The carnival tune and music box are prime targets, conjuring in our minds a time when fear was more potent. The brief piano loop, the simple hum, the monotone drone–these bring us to solitude and isolation through minimalism. Effective horror themes offer no comforting symphony or rock ensemble to encase us in a nuanced world. They surround us with something singular and far from warm, or with nothing at all. The wind chimes warn of a storm; when none is coming, the darkness is all the more unnatural. The cathedral bell, a sign of fellowship on a Sunday morning, also tolls for death. A twitch, a buzz, a repeated knocking, a bit of static–things that would otherwise annoy us–exploit the close connection between discomfort and tension.
Or else we can completely overwhelm the senses with noise that strips away the familiarity which typically diminishes extreme music’s effect, leaving us a nervous wreck. When Blut Aus Nord chose to employ programmed, industrial blast beats in their 777 trilogy, they effectively eliminated the one element of the music that would have sounded too familiar to disturb. Instead, the epileptic guitar finds companionship in a persistent, unnatural clatter designed to place us permanently on edge.

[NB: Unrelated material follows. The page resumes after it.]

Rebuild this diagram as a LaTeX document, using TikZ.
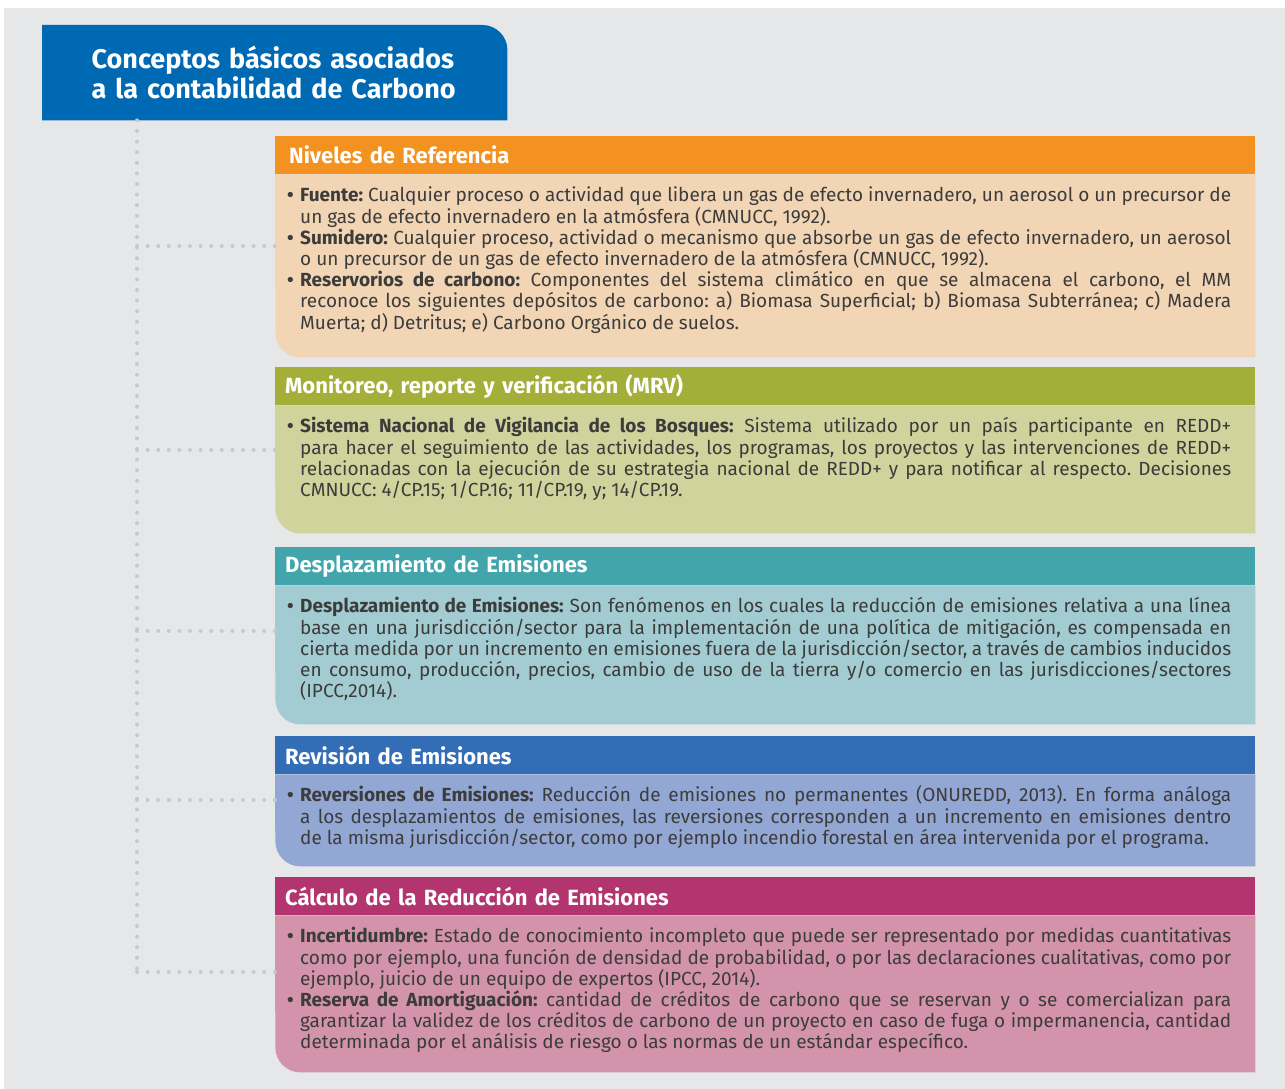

Other bands have found other means to the same end. Peste Noire’s unique “black ‘n’ roll” sound enlivens a standard formula for “evil” music with a pep and a grin, giving the brutalizer a human face in the spirit of medieval sadism. Sunn O))) are inclined to drone on for ages, developing a false sense of comfort before infusing their deep buzz with a caterwaul of shrill pitches and clattering chimes. (I actually had a guy start freaking out on me at work one day when “Cry For The Weeper”, which he didn’t even notice playing, hit the 3:55 mark.)
And lastly, we can’t forget the power of lyrics to render a song gruesome. The stereotypical lines of a black metal song–nonsense about necromoonyetis and an appeal to Satanism far less disturbing than the average Christian commentator on Fox News–are pure cheese, and they entertain us in a manner similar to your typical zombie flick. But when you first heard Smashing Pumpkin’s “x.y.u.”, you probably got a feeling more akin to Henry: Portrait of a Serial Killer.
Horror in lyrics is something a bit the opposite of horror in sound; it strikes us most deeply when we can be convinced that there is absolutely nothing supernatural about it. There are certainly a few exceptions–Townes Van Zandt’s tall tale in “Our Mother the Mountain” chills me to the bone–but generally speaking, the real atrocities committed throughout human history far exceed the limits of our imaginations. Vlad Tepes was worse than any vampire, and from Elizabeth Bathory and Ariel Castro to Hernando Cortes and Adolf Hitler, we are flooded by examples of direct personal cruelty and dehumanized mass slaughter. When a song manages to make us think of these individuals and events beyond the safety blanket of historical narrative, an authentic feeling or horror is hard to deny.